[Recorded data start]

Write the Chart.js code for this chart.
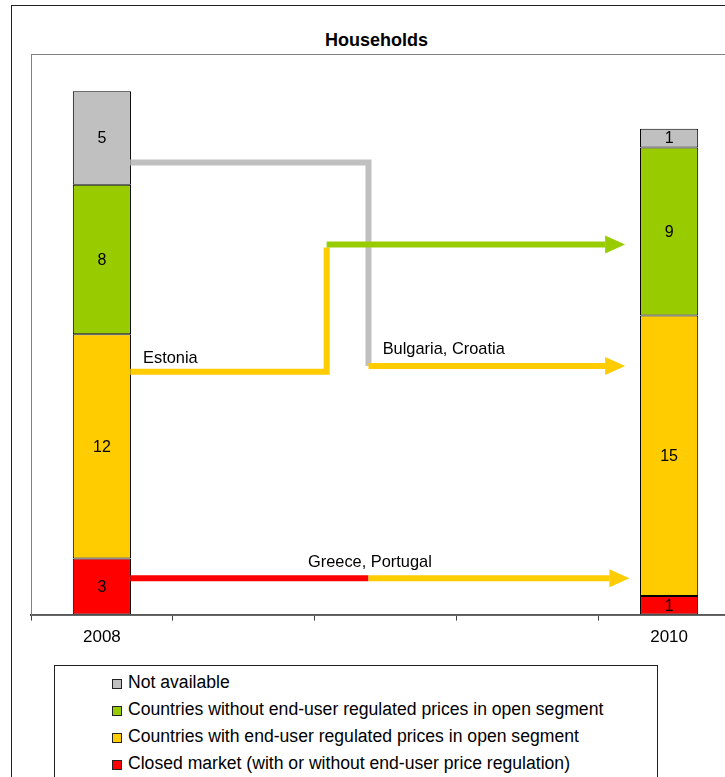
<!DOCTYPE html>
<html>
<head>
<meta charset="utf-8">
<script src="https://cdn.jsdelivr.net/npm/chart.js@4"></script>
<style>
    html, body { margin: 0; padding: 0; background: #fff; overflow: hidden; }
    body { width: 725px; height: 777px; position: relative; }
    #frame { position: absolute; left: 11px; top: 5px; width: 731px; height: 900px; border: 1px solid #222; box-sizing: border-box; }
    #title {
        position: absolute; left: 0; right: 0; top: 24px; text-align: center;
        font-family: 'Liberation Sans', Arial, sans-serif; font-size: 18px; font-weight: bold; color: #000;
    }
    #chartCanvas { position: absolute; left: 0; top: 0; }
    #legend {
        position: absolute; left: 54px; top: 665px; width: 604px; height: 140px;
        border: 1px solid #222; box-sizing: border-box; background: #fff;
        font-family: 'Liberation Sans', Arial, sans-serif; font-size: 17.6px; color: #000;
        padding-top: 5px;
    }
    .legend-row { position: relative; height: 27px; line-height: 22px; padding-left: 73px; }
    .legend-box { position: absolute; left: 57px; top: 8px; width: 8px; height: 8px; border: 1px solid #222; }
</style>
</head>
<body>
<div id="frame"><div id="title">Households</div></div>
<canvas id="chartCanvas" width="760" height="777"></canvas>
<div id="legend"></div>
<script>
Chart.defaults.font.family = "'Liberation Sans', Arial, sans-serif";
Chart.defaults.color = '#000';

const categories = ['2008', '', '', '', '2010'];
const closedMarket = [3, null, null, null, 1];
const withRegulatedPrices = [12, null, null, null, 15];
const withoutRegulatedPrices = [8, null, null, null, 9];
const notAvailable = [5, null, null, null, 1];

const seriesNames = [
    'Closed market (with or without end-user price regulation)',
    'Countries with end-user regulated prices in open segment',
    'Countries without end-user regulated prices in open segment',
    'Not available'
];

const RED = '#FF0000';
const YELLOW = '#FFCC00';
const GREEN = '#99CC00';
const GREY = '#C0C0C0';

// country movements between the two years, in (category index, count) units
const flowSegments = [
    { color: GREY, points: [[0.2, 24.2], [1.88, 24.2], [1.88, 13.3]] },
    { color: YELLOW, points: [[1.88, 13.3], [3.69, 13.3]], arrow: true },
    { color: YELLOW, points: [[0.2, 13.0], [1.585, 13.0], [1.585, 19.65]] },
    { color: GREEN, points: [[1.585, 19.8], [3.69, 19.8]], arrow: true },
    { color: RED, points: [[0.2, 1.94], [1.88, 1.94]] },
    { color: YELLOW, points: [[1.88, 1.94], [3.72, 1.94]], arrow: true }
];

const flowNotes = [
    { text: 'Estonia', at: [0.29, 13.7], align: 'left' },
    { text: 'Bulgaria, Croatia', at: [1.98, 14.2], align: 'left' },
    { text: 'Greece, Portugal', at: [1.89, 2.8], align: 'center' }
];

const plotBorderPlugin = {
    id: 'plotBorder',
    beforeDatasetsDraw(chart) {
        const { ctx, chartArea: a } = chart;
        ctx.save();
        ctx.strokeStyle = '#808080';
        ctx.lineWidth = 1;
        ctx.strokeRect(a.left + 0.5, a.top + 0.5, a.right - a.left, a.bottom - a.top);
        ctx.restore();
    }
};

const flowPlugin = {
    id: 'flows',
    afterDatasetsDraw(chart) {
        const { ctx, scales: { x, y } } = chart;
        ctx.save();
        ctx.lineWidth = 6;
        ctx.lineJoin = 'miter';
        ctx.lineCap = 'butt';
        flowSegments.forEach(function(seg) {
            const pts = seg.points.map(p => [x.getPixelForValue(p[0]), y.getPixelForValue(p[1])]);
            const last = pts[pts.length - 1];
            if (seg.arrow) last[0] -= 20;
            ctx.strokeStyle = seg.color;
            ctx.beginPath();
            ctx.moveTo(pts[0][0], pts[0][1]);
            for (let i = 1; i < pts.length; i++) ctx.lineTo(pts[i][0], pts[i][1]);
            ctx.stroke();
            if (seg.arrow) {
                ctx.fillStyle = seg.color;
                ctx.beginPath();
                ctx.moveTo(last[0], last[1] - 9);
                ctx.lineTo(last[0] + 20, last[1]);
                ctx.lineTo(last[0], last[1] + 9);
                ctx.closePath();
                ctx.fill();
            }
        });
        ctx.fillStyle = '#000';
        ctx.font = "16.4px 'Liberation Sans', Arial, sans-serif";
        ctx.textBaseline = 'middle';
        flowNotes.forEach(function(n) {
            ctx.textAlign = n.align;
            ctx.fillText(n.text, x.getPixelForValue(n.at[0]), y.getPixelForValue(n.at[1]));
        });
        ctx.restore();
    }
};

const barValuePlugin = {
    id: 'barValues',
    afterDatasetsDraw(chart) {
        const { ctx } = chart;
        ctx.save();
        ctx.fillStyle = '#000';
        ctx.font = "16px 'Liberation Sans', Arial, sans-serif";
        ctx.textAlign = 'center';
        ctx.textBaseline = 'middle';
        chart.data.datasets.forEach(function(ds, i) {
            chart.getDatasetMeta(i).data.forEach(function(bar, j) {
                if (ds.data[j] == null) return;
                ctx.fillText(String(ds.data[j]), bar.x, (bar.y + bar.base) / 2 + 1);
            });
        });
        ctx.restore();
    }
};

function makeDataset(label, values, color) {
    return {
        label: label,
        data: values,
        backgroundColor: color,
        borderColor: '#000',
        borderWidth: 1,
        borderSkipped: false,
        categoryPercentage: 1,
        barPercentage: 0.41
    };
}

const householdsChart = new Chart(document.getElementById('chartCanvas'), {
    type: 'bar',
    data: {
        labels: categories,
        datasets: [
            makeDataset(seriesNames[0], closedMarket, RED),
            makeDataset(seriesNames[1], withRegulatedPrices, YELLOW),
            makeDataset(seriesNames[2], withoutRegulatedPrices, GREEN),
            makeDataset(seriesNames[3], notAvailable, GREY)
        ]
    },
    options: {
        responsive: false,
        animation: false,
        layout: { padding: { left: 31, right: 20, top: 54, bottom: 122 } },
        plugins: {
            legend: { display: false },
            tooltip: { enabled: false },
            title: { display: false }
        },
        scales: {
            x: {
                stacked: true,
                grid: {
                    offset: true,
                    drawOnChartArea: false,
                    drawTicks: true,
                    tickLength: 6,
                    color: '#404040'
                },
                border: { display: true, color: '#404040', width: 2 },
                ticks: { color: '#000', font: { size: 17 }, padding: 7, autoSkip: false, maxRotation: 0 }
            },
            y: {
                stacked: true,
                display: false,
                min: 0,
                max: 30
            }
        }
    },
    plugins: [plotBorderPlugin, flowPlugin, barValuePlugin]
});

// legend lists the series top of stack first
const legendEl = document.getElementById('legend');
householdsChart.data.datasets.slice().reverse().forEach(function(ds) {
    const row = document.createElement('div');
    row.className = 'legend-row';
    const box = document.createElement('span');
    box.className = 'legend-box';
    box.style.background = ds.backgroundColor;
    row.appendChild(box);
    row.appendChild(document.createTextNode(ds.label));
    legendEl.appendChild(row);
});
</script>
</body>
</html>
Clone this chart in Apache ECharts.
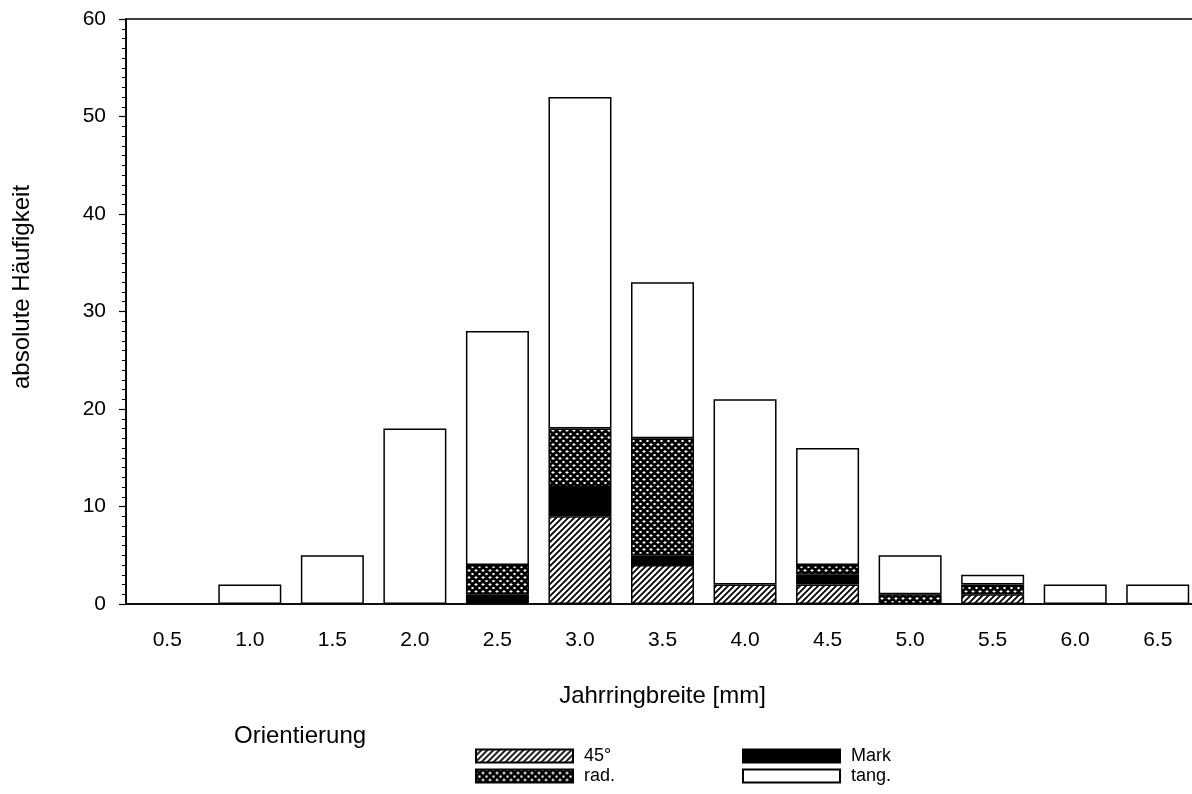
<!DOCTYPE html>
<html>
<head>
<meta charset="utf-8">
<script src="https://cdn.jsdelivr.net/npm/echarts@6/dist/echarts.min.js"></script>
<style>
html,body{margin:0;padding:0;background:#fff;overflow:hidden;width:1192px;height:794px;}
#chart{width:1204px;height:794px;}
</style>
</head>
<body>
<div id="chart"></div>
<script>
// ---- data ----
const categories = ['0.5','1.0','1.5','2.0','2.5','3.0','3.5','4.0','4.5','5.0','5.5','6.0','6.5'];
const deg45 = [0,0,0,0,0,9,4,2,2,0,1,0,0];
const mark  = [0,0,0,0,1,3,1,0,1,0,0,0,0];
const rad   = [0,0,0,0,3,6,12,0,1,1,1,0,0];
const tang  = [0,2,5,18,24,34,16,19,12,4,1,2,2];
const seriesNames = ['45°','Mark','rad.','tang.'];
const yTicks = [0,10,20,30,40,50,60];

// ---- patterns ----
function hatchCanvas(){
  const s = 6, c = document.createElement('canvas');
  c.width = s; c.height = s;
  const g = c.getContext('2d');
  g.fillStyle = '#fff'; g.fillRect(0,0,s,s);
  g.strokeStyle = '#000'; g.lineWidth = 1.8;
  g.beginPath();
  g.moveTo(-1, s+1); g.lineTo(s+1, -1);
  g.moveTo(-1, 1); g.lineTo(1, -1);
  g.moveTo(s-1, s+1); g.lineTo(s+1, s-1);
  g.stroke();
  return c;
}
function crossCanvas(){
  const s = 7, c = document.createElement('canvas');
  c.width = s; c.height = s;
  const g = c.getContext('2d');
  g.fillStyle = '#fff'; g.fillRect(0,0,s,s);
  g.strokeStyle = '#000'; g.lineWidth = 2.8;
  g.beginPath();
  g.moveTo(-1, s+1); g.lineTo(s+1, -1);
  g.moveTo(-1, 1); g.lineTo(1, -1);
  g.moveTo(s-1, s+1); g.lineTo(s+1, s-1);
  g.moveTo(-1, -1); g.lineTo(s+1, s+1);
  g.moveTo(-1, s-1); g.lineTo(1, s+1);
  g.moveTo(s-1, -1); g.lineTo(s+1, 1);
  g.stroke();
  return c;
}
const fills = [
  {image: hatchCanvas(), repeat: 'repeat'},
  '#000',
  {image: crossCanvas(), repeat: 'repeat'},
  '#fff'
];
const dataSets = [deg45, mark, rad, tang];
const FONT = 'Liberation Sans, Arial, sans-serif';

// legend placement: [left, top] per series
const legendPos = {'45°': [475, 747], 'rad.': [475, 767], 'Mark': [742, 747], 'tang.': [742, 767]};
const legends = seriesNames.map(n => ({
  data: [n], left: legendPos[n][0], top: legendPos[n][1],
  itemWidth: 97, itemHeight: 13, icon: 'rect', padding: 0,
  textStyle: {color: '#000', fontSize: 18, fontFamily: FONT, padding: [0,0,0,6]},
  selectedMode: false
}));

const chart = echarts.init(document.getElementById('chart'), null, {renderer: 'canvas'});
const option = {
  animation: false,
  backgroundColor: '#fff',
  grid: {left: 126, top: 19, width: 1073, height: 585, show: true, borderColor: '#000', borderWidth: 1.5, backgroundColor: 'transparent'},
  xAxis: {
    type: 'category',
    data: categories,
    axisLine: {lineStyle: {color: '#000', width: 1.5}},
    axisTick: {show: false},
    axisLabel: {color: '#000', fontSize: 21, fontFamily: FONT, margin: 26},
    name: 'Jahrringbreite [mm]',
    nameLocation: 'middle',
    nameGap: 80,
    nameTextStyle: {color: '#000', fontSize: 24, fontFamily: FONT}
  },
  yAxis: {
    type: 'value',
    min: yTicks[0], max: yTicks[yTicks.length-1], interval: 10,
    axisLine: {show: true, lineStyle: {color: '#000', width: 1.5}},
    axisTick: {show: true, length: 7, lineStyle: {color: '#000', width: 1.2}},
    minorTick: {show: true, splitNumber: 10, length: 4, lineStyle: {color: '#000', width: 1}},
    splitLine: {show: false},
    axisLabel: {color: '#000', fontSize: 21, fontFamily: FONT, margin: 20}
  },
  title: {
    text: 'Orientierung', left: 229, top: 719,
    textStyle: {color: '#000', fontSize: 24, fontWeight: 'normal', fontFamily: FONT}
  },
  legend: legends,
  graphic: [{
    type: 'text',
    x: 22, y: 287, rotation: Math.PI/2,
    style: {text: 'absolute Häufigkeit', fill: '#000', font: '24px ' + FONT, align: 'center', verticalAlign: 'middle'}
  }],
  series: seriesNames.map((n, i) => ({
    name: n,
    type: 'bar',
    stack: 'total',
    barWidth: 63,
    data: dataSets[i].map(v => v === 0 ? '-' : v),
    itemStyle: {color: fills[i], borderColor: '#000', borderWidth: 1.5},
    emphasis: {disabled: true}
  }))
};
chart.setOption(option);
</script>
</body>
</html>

[Recorded data end]

■ **Stated task**: Return only the lines running from the start of the entries above to the line that contains "const notAvailable = [5, null, null, null, 1];", inclusive, and omit every picture.

■ **Right answer**:
Write the Chart.js code for this chart.
<!DOCTYPE html>
<html>
<head>
<meta charset="utf-8">
<script src="https://cdn.jsdelivr.net/npm/chart.js@4"></script>
<style>
    html, body { margin: 0; padding: 0; background: #fff; overflow: hidden; }
    body { width: 725px; height: 777px; position: relative; }
    #frame { position: absolute; left: 11px; top: 5px; width: 731px; height: 900px; border: 1px solid #222; box-sizing: border-box; }
    #title {
        position: absolute; left: 0; right: 0; top: 24px; text-align: center;
        font-family: 'Liberation Sans', Arial, sans-serif; font-size: 18px; font-weight: bold; color: #000;
    }
    #chartCanvas { position: absolute; left: 0; top: 0; }
    #legend {
        position: absolute; left: 54px; top: 665px; width: 604px; height: 140px;
        border: 1px solid #222; box-sizing: border-box; background: #fff;
        font-family: 'Liberation Sans', Arial, sans-serif; font-size: 17.6px; color: #000;
        padding-top: 5px;
    }
    .legend-row { position: relative; height: 27px; line-height: 22px; padding-left: 73px; }
    .legend-box { position: absolute; left: 57px; top: 8px; width: 8px; height: 8px; border: 1px solid #222; }
</style>
</head>
<body>
<div id="frame"><div id="title">Households</div></div>
<canvas id="chartCanvas" width="760" height="777"></canvas>
<div id="legend"></div>
<script>
Chart.defaults.font.family = "'Liberation Sans', Arial, sans-serif";
Chart.defaults.color = '#000';

const categories = ['2008', '', '', '', '2010'];
const closedMarket = [3, null, null, null, 1];
const withRegulatedPrices = [12, null, null, null, 15];
const withoutRegulatedPrices = [8, null, null, null, 9];
const notAvailable = [5, null, null, null, 1];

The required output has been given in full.